Yahoo Finance's Jennifer Schonberger reports on the top takeaways from President Biden's meeting with seven oil refinery executives.
DAVE BRIGGS: After weeks of President Biden bashing big oil, the heads of seven top oil refining companies meeting at the White House with Energy Secretary Jennifer Granholm. What was the White House's goal here? And was anything accomplished? Jen Schonberger here with the latest. Jen, it's been relatively quiet on all fronts following this meeting.
JENNIFER SCHONBERGER: Good afternoon, Dave. That's right. Energy Secretary Jennifer Granholm met with executives from seven major oil refineries this morning to talk with them about how they can get oil prices down, which have skyrocketed this year. We are just getting word on how that meeting went from the administration. The Secretary made clear that the administration believes it is imperative that companies produce more oil to bring gas prices down at the pump.
According to the Department of Energy, that meeting took on a productive focus on dissecting the current global problems of supply and refining. The group discussed what the companies are doing to keep existing operations safely online, technical, economic, and policy hurdles to increasing domestic refining capacity, and the need to reinvest in current and future technologies.
Now, they also delved into actions that could increase preparedness on the East Coast, as we move deeper into the hurricane season here. And the Secretary expressed that today's meeting is part of an ongoing dialogue. Now, we are getting response in from the industry. A statement from Chevron's CEO Mike Wirth calls the meeting "constructive." He says, quote, "Today's meeting was a constructive conversation about addressing both near-term issues and the longer term stability of energy markets." He went on to say, "We remain optimistic about our ability to work together to achieve these shared objectives."

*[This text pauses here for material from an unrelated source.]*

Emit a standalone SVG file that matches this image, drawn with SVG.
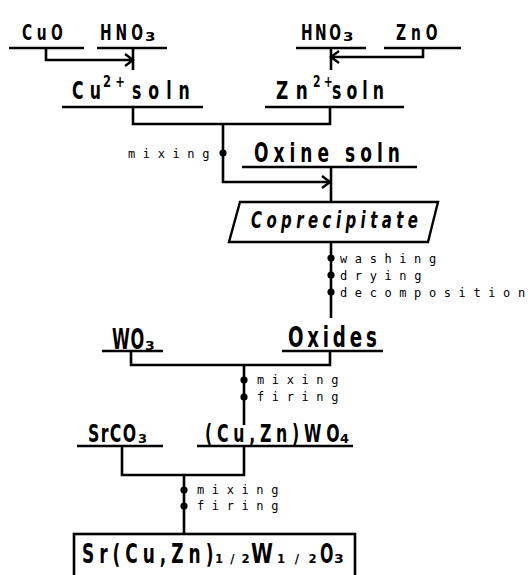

Among the other meeting attendees this morning, Marathon, Valero, ExxonMobil, Phillips 66, and Shell. Other industry trade groups, including the American Petroleum Institute and the American Fuel and Petrochemical Manufacturers, also called the meeting constructive. Those two organizations saying in a joint statement, "While these challenges and their causes are complex, from Russia's war on Ukraine to market imbalances left over from COVID, productive outcomes today should send a positive signal to the market that the US is committed to long-term investment."
Now, this meeting comes after President Biden, who did not attend the meeting, sent a letter to seven industry executives underscoring that the company's profit margins have tripled this year to record levels and that they need to work with the administration to boost supply. Oil companies say they're producing as much as they can.
Chevron says it's produced a record volume as of last year and that US production was up 110,000 barrels per day in the first quarter. And they are increasing CapEx by 50% this year. Now this coming, of course, as gas prices have rocketed more than 60% over the past year, with the national average hovering around $5 a gallon, according to AAA.